The Infrastructure for Intelligent Information Systems Department at the IBM Almaden Research Center, San Jose, CA 
has two openings for post-docs. Interested candidates should directly apply via email with a copy of their current 
resume to Howard Ho (ho@almaden.ibm.com) and Sriram Raghavan (rsriram@us.ibm.com):

** Post-doc in the Search and Analytics Group
The Search and Analytics Group has an opening for a post-doc to join its SystemT research project on declarative 
rule-based information extraction.  We are seeking candidates with a PhD in Computer Science and a proven record 
of scholarly publication in one or more of the following areas: database systems, information retrieval/extraction, 
natural language processing, and machine learning with applications to text analysis.
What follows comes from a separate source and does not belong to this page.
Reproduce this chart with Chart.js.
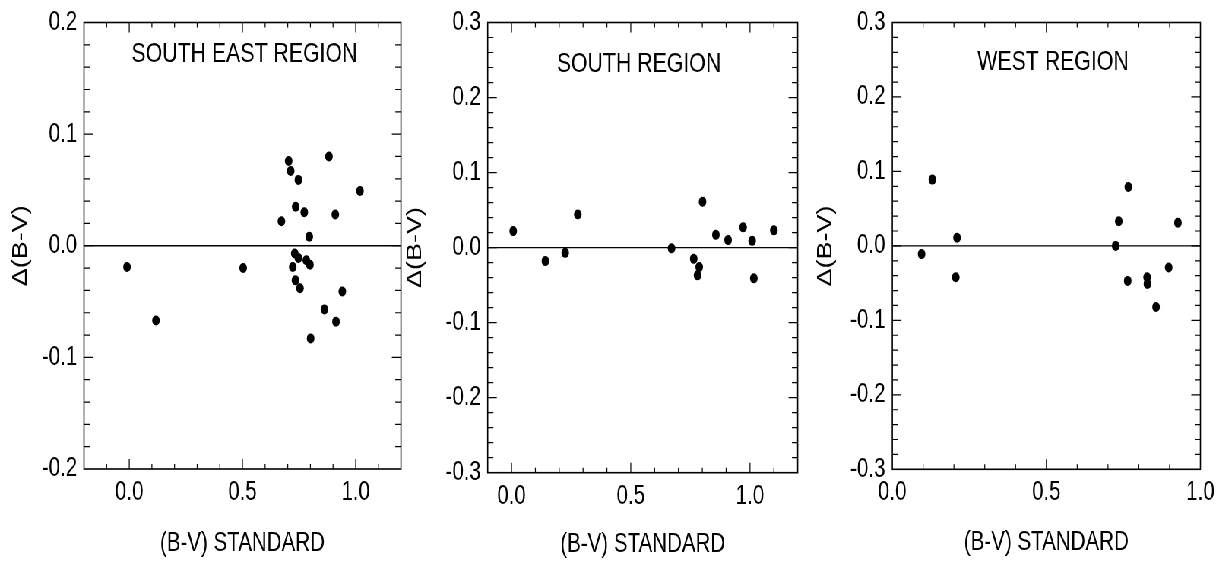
<!DOCTYPE html>
<html lang="en">
<head>
<meta charset="UTF-8" />
<title>Δ(B-V) vs (B-V) standard</title>
<script src="https://cdn.jsdelivr.net/npm/chart.js"></script>
<style>
  html, body { margin: 0; padding: 0; background: #fff; overflow: hidden; }
  /* the whole figure is horizontally compressed in the original */
  #wrap { position: absolute; left: 0; top: 0; width: 1612px; height: 565px; transform: scaleX(0.76); transform-origin: 0 0; }
  canvas { position: absolute; top: 0; }
</style>
</head>
<body>
<div id="wrap">
  <canvas id="c1" width="560" height="565" style="left:0px"></canvas>
  <canvas id="c2" width="560" height="565" style="left:520px"></canvas>
  <canvas id="c3" width="552" height="565" style="left:1060px"></canvas>
</div>

<script>
// panel titles
const regions = ['SOUTH EAST REGION', 'SOUTH REGION', 'WEST REGION'];

// South East region: (B-V) standard and Δ(B-V)
const seX = [-0.01, 0.118, 0.503, 0.704, 0.713, 0.747, 0.882, 1.019, 0.735, 0.773, 0.910, 0.672,
             0.795, 0.731, 0.747, 0.782, 0.798, 0.722, 0.734, 0.754, 0.941, 0.862, 0.913, 0.801];
const seY = [-0.019, -0.067, -0.020, 0.076, 0.067, 0.059, 0.080, 0.049, 0.035, 0.030, 0.028, 0.022,
             0.008, -0.007, -0.011, -0.013, -0.017, -0.019, -0.031, -0.038, -0.041, -0.057, -0.068, -0.083];

// South region
const sX = [0.007, 0.142, 0.225, 0.278, 0.671, 0.764, 0.787, 0.780, 0.801, 0.857, 0.908, 0.971, 1.009, 1.016, 1.100];
const sY = [0.022, -0.018, -0.007, 0.044, -0.001, -0.015, -0.026, -0.037, 0.061, 0.017, 0.010, 0.027, 0.009, -0.041, 0.023];

// West region
const wX = [0.095, 0.130, 0.210, 0.206, 0.725, 0.735, 0.766, 0.927, 0.897, 0.764, 0.827, 0.828, 0.856];
const wY = [-0.011, 0.089, 0.011, -0.042, 0.000, 0.033, 0.079, 0.031, -0.029, -0.047, -0.042, -0.051, -0.082];

// labelled ticks
const xTicks = [0, 0.5, 1.0];
const yTicks2 = [-0.2, -0.1, 0, 0.1, 0.2];
const yTicks3 = [-0.3, -0.2, -0.1, 0, 0.1, 0.2, 0.3];

const FONT = '"Liberation Sans", Arial, Helvetica, sans-serif';

// frame, inward tick marks on all four sides, and the region label inside the plot
const frameTicks = {
  id: 'frameTicks',
  afterDatasetsDraw(chart, args, o) {
    const { ctx, chartArea: a, scales: { x, y } } = chart;
    const isMul = (v, m) => Math.abs(v / m - Math.round(v / m)) < 1e-6;
    ctx.save();
    ctx.strokeStyle = '#000';
    ctx.lineWidth = 1.2;
    ctx.beginPath();
    let n = Math.round((x.max - x.min) / o.xMinor);
    for (let i = 1; i < n; i++) {
      const v = x.min + i * o.xMinor;
      const px = x.getPixelForValue(v);
      const len = isMul(v, o.xMajor) ? 10 : 5;
      ctx.moveTo(px, a.bottom); ctx.lineTo(px, a.bottom - len);
      ctx.moveTo(px, a.top); ctx.lineTo(px, a.top + len);
    }
    n = Math.round((y.max - y.min) / o.yMinor);
    for (let i = 1; i < n; i++) {
      const v = y.min + i * o.yMinor;
      const py = y.getPixelForValue(v);
      const len = isMul(v, o.yMajor) ? 12 : 7.5;
      ctx.moveTo(a.left, py); ctx.lineTo(a.left + len, py);
      ctx.moveTo(a.right, py); ctx.lineTo(a.right - len, py);
    }
    ctx.stroke();
    ctx.lineWidth = 1.6;
    ctx.strokeRect(a.left, a.top, a.right - a.left, a.bottom - a.top);
    ctx.fillStyle = '#000';
    ctx.font = '28px ' + FONT;
    ctx.textAlign = 'center';
    ctx.textBaseline = 'middle';
    ctx.fillText(o.label, (a.left + a.right) / 2 + o.labelDx, a.top + o.labelDy);
    ctx.restore();
  }
};

function makePanel(id, p) {
  const pts = p.xs.map((v, i) => ({ x: v, y: p.ys[i] }));
  return new Chart(document.getElementById(id), {
    type: 'scatter',
    data: {
      datasets: [
        { type: 'line', data: [{ x: p.xMin, y: 0 }, { x: p.xMax, y: 0 }], borderColor: '#000', borderWidth: 1.3, pointRadius: 0, order: 2 },
        { data: pts, backgroundColor: '#000', borderWidth: 0, pointRadius: 5, order: 1 }
      ]
    },
    options: {
      responsive: false,
      animation: false,
      layout: { padding: { left: 0, right: p.padRight, top: p.top, bottom: 0 } },
      plugins: {
        legend: { display: false },
        tooltip: { enabled: false },
        frameTicks: { xMinor: 0.1, xMajor: 0.5, yMinor: 0.02, yMajor: 0.1, label: p.label, labelDx: p.labelDx, labelDy: p.labelDy }
      },
      scales: {
        x: {
          type: 'linear', min: p.xMin, max: p.xMax,
          grid: { display: false, drawTicks: false }, border: { display: false },
          afterBuildTicks: s => { s.ticks = xTicks.map(v => ({ value: v })); },
          afterFit: s => { s.height = p.xHeight; },
          ticks: { color: '#000', padding: 10, maxRotation: 0, font: { family: FONT, size: 27, lineHeight: 1 }, callback: v => v.toFixed(1) },
          title: { display: true, text: '(B-V) STANDARD', color: '#000', font: { family: FONT, size: 27, lineHeight: 1 }, padding: { top: 0, bottom: p.xTitlePad } }
        },
        y: {
          type: 'linear', min: p.yMin, max: p.yMax,
          grid: { display: false, drawTicks: false }, border: { display: false },
          afterBuildTicks: s => { s.ticks = p.yTicks.map(v => ({ value: v })); },
          afterFit: s => { s.width = p.yWidth; },
          ticks: { color: '#000', padding: 9, font: { family: FONT, size: 27, lineHeight: 1 }, callback: v => v.toFixed(1) },
          title: { display: true, text: 'Δ(B-V)', color: '#000', font: { family: FONT, size: 27, lineHeight: 1 }, padding: { top: p.yTitlePad, bottom: 0 } }
        }
      }
    },
    plugins: [frameTicks]
  });
}

makePanel('c1', { xs: seX, ys: seY, label: regions[0], xMin: -0.2, xMax: 1.2, yMin: -0.2, yMax: 0.2, yTicks: yTicks2,
  top: 15, xHeight: 96, yWidth: 110.5, padRight: 32.4, yTitlePad: 14.5, xTitlePad: 7.5, labelDx: 2.6, labelDy: 32 });
makePanel('c2', { xs: sX, ys: sY, label: regions[1], xMin: -0.1, xMax: 1.2, yMin: -0.3, yMax: 0.3, yTicks: yTicks3,
  top: 18.3, xHeight: 92.3, yWidth: 121.7, padRight: 30.4, yTitlePad: 12.9, xTitlePad: 6.5, labelDx: -4.9, labelDy: 42 });
makePanel('c3', { xs: wX, ys: wY, label: regions[2], xMin: 0, xMax: 1.0, yMin: -0.3, yMax: 0.3, yTicks: yTicks3,
  top: 21.7, xHeight: 95.7, yWidth: 114.1, padRight: 32.5, yTitlePad: 13.3, xTitlePad: 8.5, labelDx: 8.8, labelDy: 40 });
</script>
</body>
</html>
Candidates will be expected 
to participate and contribute to both basic research and system building in areas such as (1) lineage and provenance
 tracking over complex extraction rule sets, (2) automatic and semi-automatic refinements of extraction rules, 
and  (3)  scaling complex information extraction tasks to very large corpora using a Hadoop-based compute platform.

** Post-doc in the Information Integration Group
The Information Integration Group has recently started a new with the goal of extracting, cleansing, and integrating 
data from multiple public data sources. We are building a scalable Hadoop-based system with components for
 information extraction, data cleansing and normalization, entity resolution, schema mapping and data merging, 
and temporal data analysis. We are seeking a one-year post-doc to participate immediately in our on-going 
research in one or more of the following research areas (1) developing efficient algorithms for the 
different components (e.g., entity resolution), (2) defining high-level abstractions and tooling for the new 
flavor of integration flow in Midas, (3) building a scalable infrastructure for the entire integration flow, 
and (4) applying and extending the resulting framework and system to various domains.